このバンドは70年代後半から80年代初期にかけて活動していたお気に入りの洒落者バンドThe Movies繋がりで探し出した。Public Foot The RomanはCambridge出身で、アルバムは本作一枚しか残せなかったGroup。Greg KnowlesとSean Byrneという2人のギタリストを擁し、ドラムスのJamie Lane、鍵盤奏者のDag Small、ベースのWordという5人組。アルバム全ての曲を書いているByrneとWord以外のメンバーは、はJon Cole、Julian DiggleとThe Moviesを結成する。とにかく、このジャケットから連想される、派手さこそないがそこかしこに漂う英国の香りがたまらない作品に仕上がっている。表と裏を見た時に思わずニンマリしちゃうHipgnosisの手によるジャケットも捻りがあって面白い。ProducerがDerek Lawrenceで、ツイン・ギター編成ということもあってWishbone Ashを引き合いに出さざるを得ないが、それも納得の音作りになっている。Derek Lawrenceと袂を分かったWishbone Ashは米国志向を強めていくことになるのだが、こちらは、初期Ashに通ずる英国らしさを前面に出している。とはいえ完全な二番煎じに終わることなく、LyricalなHammondやピアノが入って入たり、The Moviesでもバッチリ見事な持ち味となっているChorusが英国的な抒情と米国西海岸的な透明感を併せ持って多用されているところが、このバンドにとっての個性となっている。ただAshほどの優美で憂いに満ち、泣きに徹したところがないところや、緩急やDynamizmのメリハリがDramaticというよりアッサリしているところはあるが、この徹しきれない煮え切らなさもまた彼らの魅力ではある。

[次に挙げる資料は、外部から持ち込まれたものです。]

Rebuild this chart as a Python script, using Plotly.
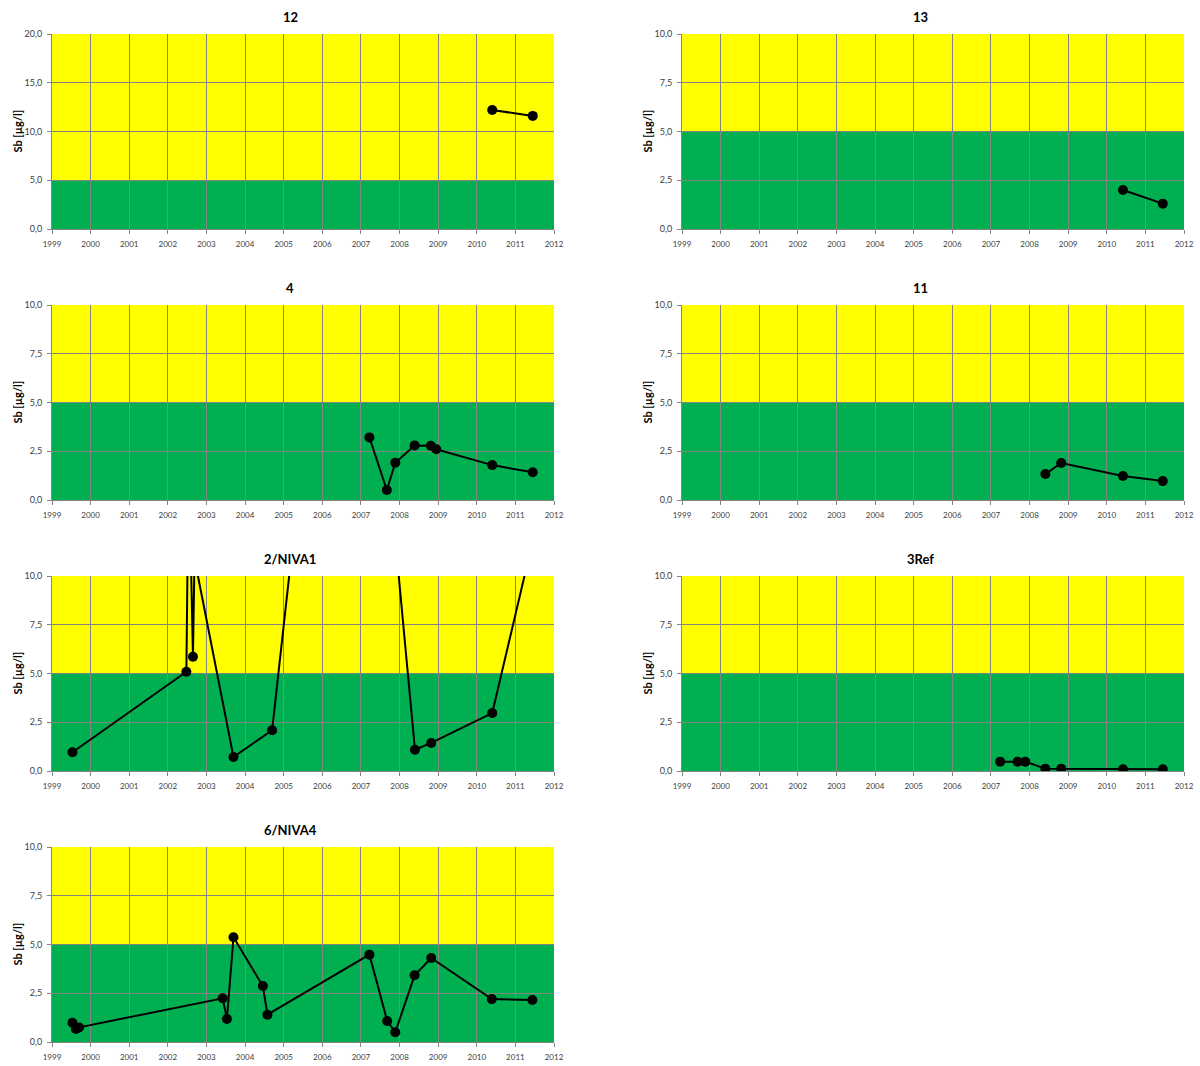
import plotly.graph_objects as go

# Sb concentrations per station (decimal year, µg/l)
st12_years = [2010.40, 2011.45]
st12_sb = [12.2, 11.6]

st13_years = [2010.42, 2011.45]
st13_sb = [2.0, 1.30]

st4_years = [2007.22, 2007.67, 2007.89, 2008.39, 2008.81, 2008.95, 2010.40, 2011.45]
st4_sb = [3.21, 0.51, 1.91, 2.80, 2.78, 2.60, 1.79, 1.42]

st11_years = [2008.41, 2008.82, 2010.42, 2011.45]
st11_sb = [1.33, 1.90, 1.23, 0.97]

niva1_years = [1999.53, 2002.48, 2002.54, 2002.65, 2002.69, 2003.70, 2004.70,
               2006.68, 2008.40, 2008.82, 2010.40, 2011.45]
niva1_sb = [0.96, 5.09, 16.3, 5.86, 10.9, 0.72, 2.09, 37.5, 1.09, 1.44, 2.97, 11.8]

st3ref_years = [2007.24, 2007.69, 2007.89, 2008.41, 2008.82, 2010.42, 2011.45]
st3ref_sb = [0.48, 0.48, 0.48, 0.12, 0.12, 0.09, 0.09]

niva4_years = [1999.53, 1999.62, 1999.70, 2003.42, 2003.53, 2003.70, 2004.46, 2004.58,
               2007.22, 2007.68, 2007.89, 2008.39, 2008.82, 2010.39, 2011.44]
niva4_sb = [0.99, 0.67, 0.75, 2.24, 1.18, 5.37, 2.87, 1.40,
            4.48, 1.08, 0.50, 3.42, 4.31, 2.20, 2.15]

station_titles = ["12", "13", "4", "11", "2/NIVA1", "3Ref", "6/NIVA4"]
station_data = [(st12_years, st12_sb), (st13_years, st13_sb), (st4_years, st4_sb),
                (st11_years, st11_sb), (niva1_years, niva1_sb), (st3ref_years, st3ref_sb),
                (niva4_years, niva4_sb)]
y_max = [20, 10, 10, 10, 10, 10, 10]
y_step = [5, 2.5, 2.5, 2.5, 2.5, 2.5, 2.5]
class_limit = 5.0
year_ticks = list(range(1999, 2013))

W, H = 1200, 1066
col_px = [(52, 554), (682, 1184)]
row_top_px = [34, 305, 576, 847]
plot_h = 195

GRID = "#848484"
YELLOW = "#FFFF00"
GREEN = "#00B050"
FONT = "Lato, 'Liberation Sans', sans-serif"

fig = go.Figure()
layout = dict(
    width=W, height=H, autosize=False,
    margin=dict(l=0, r=0, t=0, b=0, autoexpand=False),
    paper_bgcolor="white", plot_bgcolor="white",
    separators=",.",
    showlegend=False,
    font=dict(family=FONT, color="#404040"),
    shapes=[], annotations=[],
)

for i, (title, (xs, ys)) in enumerate(zip(station_titles, station_data)):
    row, col = divmod(i, 2)
    n = "" if i == 0 else str(i + 1)
    x0, x1 = col_px[col]
    top = row_top_px[row]
    xd = [x0 / W, x1 / W]
    yd = [1 - (top + plot_h) / H, 1 - top / H]

    layout["xaxis" + n] = dict(
        domain=xd, anchor="y" + n, range=[1999, 2012], automargin=False,
        tickvals=year_ticks, ticktext=[str(y) for y in year_ticks],
        showgrid=True, gridcolor=GRID, gridwidth=1,
        showline=True, linecolor=GRID, linewidth=1,
        ticks="outside", ticklen=4, tickcolor=GRID, ticklabelstandoff=3,
        tickfont=dict(size=8, color="#404040", family=FONT),
        zeroline=False, fixedrange=True,
    )
    layout["yaxis" + n] = dict(
        domain=yd, anchor="x" + n, range=[0, y_max[i]], automargin=False,
        tick0=0, dtick=y_step[i], tickformat=".1f",
        showgrid=True, gridcolor=GRID, gridwidth=1,
        showline=True, linecolor=GRID, linewidth=1,
        ticks="outside", ticklen=4, tickcolor=GRID, ticklabelstandoff=3,
        tickfont=dict(size=9, color="#404040", family=FONT),
        zeroline=False, fixedrange=True,
    )

    xref = "x" + n
    yref = "y" + n
    # class bands: good (green) below the limit, moderate (yellow) above
    layout["shapes"].append(dict(type="rect", xref=xref + " domain", yref=yref,
                                 x0=0, x1=1, y0=0, y1=class_limit,
                                 fillcolor=GREEN, line=dict(width=0), layer="below"))
    layout["shapes"].append(dict(type="rect", xref=xref + " domain", yref=yref,
                                 x0=0, x1=1, y0=class_limit, y1=y_max[i],
                                 fillcolor=YELLOW, line=dict(width=0), layer="below"))

    layout["annotations"].append(dict(
        text="<b>" + title + "</b>", xref="paper", yref="paper",
        x=((x0 + x1) / 2 - 13) / W, y=1 - (top - 17) / H, xanchor="center", yanchor="middle",
        showarrow=False, font=dict(size=13, color="black", family=FONT)))

    layout["annotations"].append(dict(
        text="<b>Sb [µg/l]</b>", xref="paper", yref="paper",
        x=(x0 - 35) / W, y=1 - (top + plot_h / 2) / H, xanchor="center", yanchor="middle",
        textangle=-90, showarrow=False, font=dict(size=11, color="black", family=FONT)))

    fig.add_trace(go.Scatter(
        x=xs, y=ys, xaxis=xref, yaxis=yref, mode="lines+markers",
        line=dict(color="black", width=2),
        marker=dict(color="black", size=10, line=dict(width=0)),
        hoverinfo="x+y",
    ))

fig.update_layout(**layout)
fig.write_html("out.html")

『Public Foot The Roman』はPublic Foot The Romanが73年にSovereignからリリースしたアルバム。
アルバム1曲目は“Landowner”。イントロからイイ感じのギターRiffと透明感のあるChorus、そして2本のギターの絡みといい英国の香りがムンムン漂う。ピアノとギターのかけ合いも良し。
これまたイントロのギターとOrganがBritishな“When You Lay It Down”。歌メロもChorusもWishbone Ashなのはご愛嬌。後半のギター・ソロから見事なメンバーのChorusが披露され、2本のギターのかけ合いに展開するところが良い。
“King For A Day”はUp TempoのThe Beatlesも思わせるようなPopで軽快なナンバー。ここでもギターの絡みとChorus、タイトなリズム隊はバッチリで、Ensembleも実力のあるところを感じさせる。
“Judas Returns”も疾走感に満ちたナンバー。哀感漂うBritishな旋律は英国然としているが一筋縄では終わらない展開やRiffとChorusは、ふとGentle Giantを思わせる瞬間もあり。
心地良いツイン・ギターによるイントロで始まる“Don't Bite The Hand”。ガッツリBoogieかますShuffleで最後まで行くわけもなく、ここでもChorusがバッチリとキマって捻りのある展開が待っている。
抒情的で美しいArpeggioとHammond、歌メロが印象的な“One (On My Mind)”。CSN&YなChorusと繊細なピアノもイイ味を出している。
アルバム最後を飾るのはイントロから泣かせる“Decline And Fall”。緩急をつけた展開とEnsembleの妙が発揮された8分越えの曲。